Violenza psicologica e abusi sessuali sui soldati della Salsa

Un caporal maggiore è a processo con accuse pesanti da parte dell’intera squadra che addestrò nel luglio 2010
Di Irene Aliprandi

BELLUNO. Costretti a masturbarsi e poi a “portare le prove” del gesto. Insultati, umiliati, puniti con allenamenti massacranti e infine indotti ad abbandonare il Modulo K se non erano all’altezza dei soldati migliori. Emergono particolari inquietanti nel comportamento del caporal maggiore Sergio Ramondetta, meno di trent’anni, originario di Siracusa e in servizio al Comando Truppe Alpine, a Bolzano. Nell’estate del 2010, nel mese di luglio, Ramondetta fu mandato a Belluno con il ruolo di istruttore delle giovani squadre di soldati, ma in quel breve periodo il caporal maggiore si mise contro tutta la sua squadra, tredici uomini che l’hanno denunciato per violenza privata, estorsione e violenza sessuale.

Il processo, che ha anche un filone al tribunale militare di Verona, è entrato nel vivo con l’udienza di ieri, quando il collegio formato dai giudici Antonella Coniglio, Elisabetta Scolozzi e Cristina Cittolin ha ascoltato i primi testimoni chiamati dal pubblico ministero Simone Marcon. Tra le persone sentite c’era anche una delle 13 parti offese, i soldati che prendevano parte al Modulo K, o Kombat, un addestramento particolare che comprende l’uso di alcune armi tattiche e il movimento in montagna.

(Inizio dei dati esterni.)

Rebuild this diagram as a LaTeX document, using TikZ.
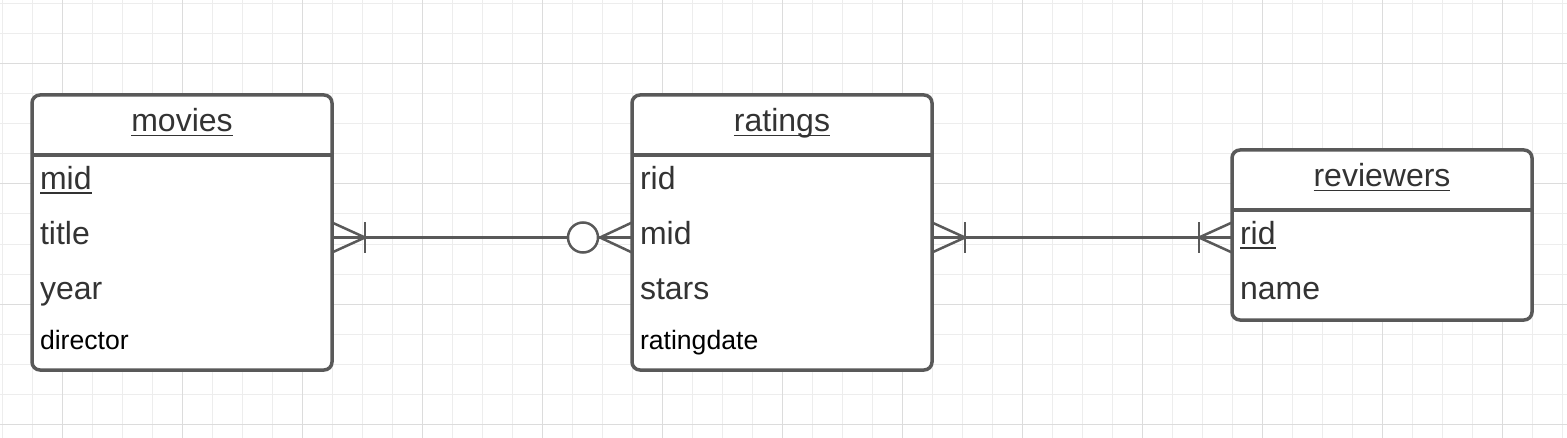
\documentclass[tikz,border=0pt]{standalone}
\usepackage{fontspec}
\setmainfont{Liberation Sans}
\usetikzlibrary{positioning}
\definecolor{erGray}{HTML}{595959}
\definecolor{erText}{HTML}{333333}
\definecolor{gridMinor}{HTML}{EDEDED}
\definecolor{gridMajor}{HTML}{DCDCDC}
\newcommand{\keyText}[1]{\setbox0\hbox{#1}\rlap{\rule[-2.2pt]{\wd0}{0.75pt}}\box0}
\tikzset{
    objEntity/.style={rectangle, rounded corners=4pt, draw=erGray, line width=1.75pt, fill=white, minimum width=150pt, inner sep=0pt, outer sep=0pt},
    objHeader/.style={rectangle, minimum height=30pt, text width=142pt, inner xsep=4pt, inner ysep=0pt, outer sep=0pt, align=center, text height=11pt, text depth=4pt, text=erText, font=\fontsize{16}{19}\selectfont},
    objRow/.style={rectangle, minimum height=27.5pt, text width=142pt, inner xsep=4pt, inner ysep=0pt, outer sep=0pt, align=left, text height=11pt, text depth=4pt, text=erText, font=\fontsize{16}{19}\selectfont},
    objRowSmall/.style={objRow, text height=9pt, text depth=7pt, text=black, font=\fontsize{13.3}{16}\selectfont},
    objLine/.style={draw=erGray, line width=1.75pt},
    relLine/.style={draw=erGray, line width=1.25pt},
    gridMinorLine/.style={draw=gridMinor, line width=0.5pt},
    gridMajorLine/.style={draw=gridMajor, line width=0.5pt}
}
\begin{document}
\begin{tikzpicture}[x=0.5pt, y=-0.5pt]
  \useasboundingbox[fill=white] (0,0) rectangle (1567,438);

  % background grid
  \foreach \gx in {2,32,...,1562} \draw[gridMinorLine] (\gx,0) -- (\gx,438);
  \foreach \gy in {4,34,...,424} \draw[gridMinorLine] (0,\gy) -- (1567,\gy);
  \foreach \gx in {62,182,...,1502} \draw[gridMajorLine] (\gx,0) -- (\gx,438);
  \foreach \gy in {64,184,...,424} \draw[gridMajorLine] (0,\gy) -- (1567,\gy);

  % movies
  \node (mov) [objEntity, minimum height=137.5pt] at (182,232.5) {};
  \node (movHead) [objHeader, below=0pt of mov.north] {\keyText{movies}};
  \draw[objLine] (movHead.south west) -- (movHead.south east);
  \node (movMid) [objRow, below=0pt of movHead] {\keyText{mid}};
  \node (movTitle) [objRow, below=0pt of movMid] {title};
  \node (movYear) [objRow, below=0pt of movTitle] {year};
  \node (movDirector) [objRowSmall, below=0pt of movYear] {director};

  % ratings
  \node (rat) [objEntity, minimum height=137.5pt] at (782,232.5) {};
  \node (ratHead) [objHeader, below=0pt of rat.north] {\keyText{ratings}};
  \draw[objLine] (ratHead.south west) -- (ratHead.south east);
  \node (ratRid) [objRow, below=0pt of ratHead] {rid};
  \node (ratMid) [objRow, below=0pt of ratRid] {mid};
  \node (ratStars) [objRow, below=0pt of ratMid] {stars};
  \node (ratDate) [objRowSmall, below=0pt of ratStars] {ratingdate};

  % reviewers
  \node (rev) [objEntity, minimum height=85pt] at (1382,235) {};
  \node (revHead) [objHeader, below=0pt of rev.north] {\keyText{reviewers}};
  \draw[objLine] (revHead.south west) -- (revHead.south east);
  \node (revRid) [objRow, below=0pt of revHead] {\keyText{rid}};
  \node (revName) [objRow, below=0pt of revRid] {name};

  % movies -- ratings
  \draw[relLine] (movTitle.east) -- (ratMid.west);
  \draw[relLine] ([yshift=7.5pt]movTitle.east) -- ([xshift=16.5pt]movTitle.east) -- ([yshift=-7.5pt]movTitle.east);
  \draw[relLine] ([xshift=16.5pt,yshift=7.5pt]movTitle.east) -- ([xshift=16.5pt,yshift=-7.5pt]movTitle.east);
  \draw[relLine] ([yshift=7.5pt]ratMid.west) -- ([xshift=-16pt]ratMid.west) -- ([yshift=-7.5pt]ratMid.west);
  \node (ratOpt) [circle, relLine, fill=white, minimum size=15pt, inner sep=0pt] at ([xshift=-24.5pt]ratMid.west) {};

  % ratings -- reviewers
  \draw[relLine] (ratMid.east) -- (revRid.west);
  \draw[relLine] ([yshift=7.5pt]ratMid.east) -- ([xshift=16.5pt]ratMid.east) -- ([yshift=-7.5pt]ratMid.east);
  \draw[relLine] ([xshift=16.5pt,yshift=7.5pt]ratMid.east) -- ([xshift=16.5pt,yshift=-7.5pt]ratMid.east);
  \draw[relLine] ([yshift=7.5pt]revRid.west) -- ([xshift=-16.5pt]revRid.west) -- ([yshift=-7.5pt]revRid.west);
  \draw[relLine] ([xshift=-16.5pt,yshift=7.5pt]revRid.west) -- ([xshift=-16.5pt,yshift=-7.5pt]revRid.west);
\end{tikzpicture}
\end{document}
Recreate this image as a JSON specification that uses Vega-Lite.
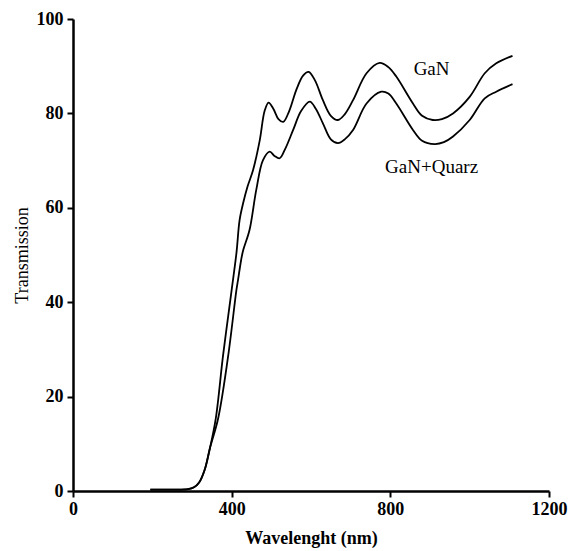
{
  "$schema": "https://vega.github.io/schema/vega-lite/v6.json",
  "width": 476,
  "height": 472,
  "autosize": "none",
  "padding": {"left": 73, "top": 19, "right": 26, "bottom": 60},
  "background": "white",
  "config": {"view": {"stroke": null}, "font": "Liberation Serif"},
  "datasets": {
    "curves": [
      {"wl": 195, "t": 0.3, "s": "GaN"}, {"wl": 250, "t": 0.3, "s": "GaN"}, {"wl": 290, "t": 0.4, "s": "GaN"}, {"wl": 305, "t": 0.8, "s": "GaN"}, {"wl": 318, "t": 1.8, "s": "GaN"}, {"wl": 332, "t": 4.5, "s": "GaN"}, {"wl": 345, "t": 9, "s": "GaN"}, {"wl": 360, "t": 15.4, "s": "GaN"}, {"wl": 378, "t": 28.5, "s": "GaN"}, {"wl": 399, "t": 42, "s": "GaN"}, {"wl": 412, "t": 50.4, "s": "GaN"}, {"wl": 420, "t": 57.4, "s": "GaN"}, {"wl": 429, "t": 61, "s": "GaN"}, {"wl": 440, "t": 64.5, "s": "GaN"}, {"wl": 454, "t": 68, "s": "GaN"}, {"wl": 471, "t": 74.4, "s": "GaN"}, {"wl": 483, "t": 80.5, "s": "GaN"}, {"wl": 493, "t": 82.3, "s": "GaN"}, {"wl": 505, "t": 81, "s": "GaN"}, {"wl": 518, "t": 78.8, "s": "GaN"}, {"wl": 530, "t": 78.2, "s": "GaN"}, {"wl": 545, "t": 80.5, "s": "GaN"}, {"wl": 563, "t": 85, "s": "GaN"}, {"wl": 580, "t": 88, "s": "GaN"}, {"wl": 594, "t": 88.8, "s": "GaN"}, {"wl": 610, "t": 87, "s": "GaN"}, {"wl": 630, "t": 82.8, "s": "GaN"}, {"wl": 650, "t": 79.5, "s": "GaN"}, {"wl": 668, "t": 78.6, "s": "GaN"}, {"wl": 685, "t": 79.8, "s": "GaN"}, {"wl": 706, "t": 82.8, "s": "GaN"}, {"wl": 740, "t": 88.5, "s": "GaN"}, {"wl": 773, "t": 90.7, "s": "GaN"}, {"wl": 795, "t": 89.8, "s": "GaN"}, {"wl": 815, "t": 87.8, "s": "GaN"}, {"wl": 857, "t": 82.1, "s": "GaN"}, {"wl": 880, "t": 79.5, "s": "GaN"}, {"wl": 907, "t": 78.6, "s": "GaN"}, {"wl": 930, "t": 78.8, "s": "GaN"}, {"wl": 958, "t": 80, "s": "GaN"}, {"wl": 1000, "t": 83.5, "s": "GaN"}, {"wl": 1038, "t": 88.5, "s": "GaN"}, {"wl": 1067, "t": 90.6, "s": "GaN"}, {"wl": 1108, "t": 92.2, "s": "GaN"},
      {"wl": 195, "t": 0.3, "s": "Q"}, {"wl": 250, "t": 0.3, "s": "Q"}, {"wl": 290, "t": 0.4, "s": "Q"}, {"wl": 305, "t": 0.8, "s": "Q"}, {"wl": 318, "t": 1.8, "s": "Q"}, {"wl": 332, "t": 4.5, "s": "Q"}, {"wl": 345, "t": 9, "s": "Q"}, {"wl": 366, "t": 15.4, "s": "Q"}, {"wl": 391, "t": 28.5, "s": "Q"}, {"wl": 412, "t": 42.6, "s": "Q"}, {"wl": 416, "t": 44.7, "s": "Q"}, {"wl": 424, "t": 49, "s": "Q"}, {"wl": 429, "t": 51, "s": "Q"}, {"wl": 445, "t": 55.3, "s": "Q"}, {"wl": 462, "t": 63.8, "s": "Q"}, {"wl": 479, "t": 70.1, "s": "Q"}, {"wl": 496, "t": 71.9, "s": "Q"}, {"wl": 508, "t": 71, "s": "Q"}, {"wl": 521, "t": 70.5, "s": "Q"}, {"wl": 535, "t": 72.5, "s": "Q"}, {"wl": 555, "t": 76.5, "s": "Q"}, {"wl": 575, "t": 80.5, "s": "Q"}, {"wl": 597, "t": 82.5, "s": "Q"}, {"wl": 612, "t": 81, "s": "Q"}, {"wl": 630, "t": 77.9, "s": "Q"}, {"wl": 650, "t": 74.5, "s": "Q"}, {"wl": 668, "t": 73.7, "s": "Q"}, {"wl": 685, "t": 74.5, "s": "Q"}, {"wl": 706, "t": 76.5, "s": "Q"}, {"wl": 740, "t": 82.1, "s": "Q"}, {"wl": 777, "t": 84.6, "s": "Q"}, {"wl": 795, "t": 84.2, "s": "Q"}, {"wl": 815, "t": 82.1, "s": "Q"}, {"wl": 857, "t": 76.5, "s": "Q"}, {"wl": 880, "t": 74.2, "s": "Q"}, {"wl": 912, "t": 73.5, "s": "Q"}, {"wl": 935, "t": 73.9, "s": "Q"}, {"wl": 958, "t": 75.1, "s": "Q"}, {"wl": 1000, "t": 78.6, "s": "Q"}, {"wl": 1038, "t": 83.2, "s": "Q"}, {"wl": 1067, "t": 84.6, "s": "Q"}, {"wl": 1108, "t": 86.2, "s": "Q"}
    ],
    "labels": [
      {"wl": 904, "t": 89.5, "label": "GaN"},
      {"wl": 904, "t": 68.7, "label": "GaN+Quarz"}
    ]
  },
  "layer": [
    {
      "data": {"name": "curves"},
      "mark": {"type": "line", "color": "black", "strokeWidth": 1.8, "interpolate": "catmull-rom"},
      "encoding": {
        "x": {"field": "wl", "type": "quantitative", "scale": {"domain": [0, 1200], "nice": false},
          "axis": {"title": "Wavelenght (nm)", "values": [0, 400, 800, 1200], "format": "d", "grid": false, "domainColor": "black", "domainWidth": 2.5, "tickColor": "black", "tickWidth": 2, "tickSize": 6, "labelFont": "Liberation Serif", "labelFontSize": 18, "labelFontWeight": "bold", "labelColor": "black", "labelPadding": 3, "labelFlush": false, "titleFont": "Liberation Serif", "titleFontSize": 18, "titleFontWeight": "bold", "titleColor": "black", "titlePadding": 11}},
        "y": {"field": "t", "type": "quantitative", "scale": {"domain": [0, 100], "nice": false},
          "axis": {"title": "Transmission", "values": [0, 20, 40, 60, 80, 100], "format": "d", "grid": false, "domainColor": "black", "domainWidth": 2.5, "tickColor": "black", "tickWidth": 2, "tickSize": 6, "labelFont": "Liberation Serif", "labelFontSize": 18, "labelFontWeight": "bold", "labelColor": "black", "labelPadding": 4, "labelFlush": false, "titleFont": "Liberation Serif", "titleFontSize": 18, "titleFontWeight": "normal", "titleColor": "black", "titlePadding": 5}},
        "detail": {"field": "s", "type": "nominal"}
      }
    },
    {
      "data": {"name": "labels"},
      "mark": {"type": "text", "font": "Liberation Serif", "fontSize": 19, "color": "black", "align": "center", "baseline": "middle"},
      "encoding": {
        "x": {"field": "wl", "type": "quantitative"},
        "y": {"field": "t", "type": "quantitative"},
        "text": {"field": "label"}
      }
    }
  ]
}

Il testimone, ora uscito dall’esercito, ha raccontato quanto successo in quel periodo con un buco di una settimana in cui l’ex soldato si trovava in licenza. Una settimana decisiva, perché alcuni degli episodi più gravi attribuiti a Ramondetta si sarebbero verificati proprio in quei giorni, nei quali i soldati andarono anche a Gemona per un addestramento particolare. L’episodio della masturbazione sarebbe avvenuto a Gemona, ma a Belluno le cose non andavano molto meglio.

Il testimone ha spiegato che ogni squadra aveva due istruttori, ma sostanzialmente i ragazzi passavano la maggior parte del tempo con uno solo, Ramondetta. Il caporal maggiore era particolarmente duro con i giovani meno resistenti all’addestramento. «Mi rinfacciava e puniva tutta la squadra ad ogni mio errore, dicendo “ringraziate il vostro compagno”». Alcuni soldati, i meno bravi, furono sistemati in una stanza separata dagli altri e chiamata la camera “dei cani morti”, insulto che a quanto pare Ramondetta avrebbe ripetuto spesso ai soldati, insieme ad altri più “classici”. Il testimone finì in infermeria più volte, per vesciche ai piedi, svenimenti e crisi di pianto in occasione di un lutto in famiglia, aggravato dallo stress psicologico provocato dall’addestramento. Il ragazzo, nato all’estero, si sentì anche dire: “l’esercito è solo per italiani”, fino a ritrovarsi a firmare un documento sotto dettatura dello stesso istruttore per uscire dal modulo K. Il caporale, che lo accusò di essere psichicamente anormale, cercò anche di far credere che il ragazzo aveva tradito i compagni, ma alla fine di una lunga serie di angherie subite da quasi tutta la squadra, tra le quali bere alcolici in costrizione, i soldati decisero di ribellarsi e di parlare con il comandante della compagnia. Dopo quel confronto Ramondetta fu rimandato a Bolzano e scattò la denuncia. Il processo è stato rinviato.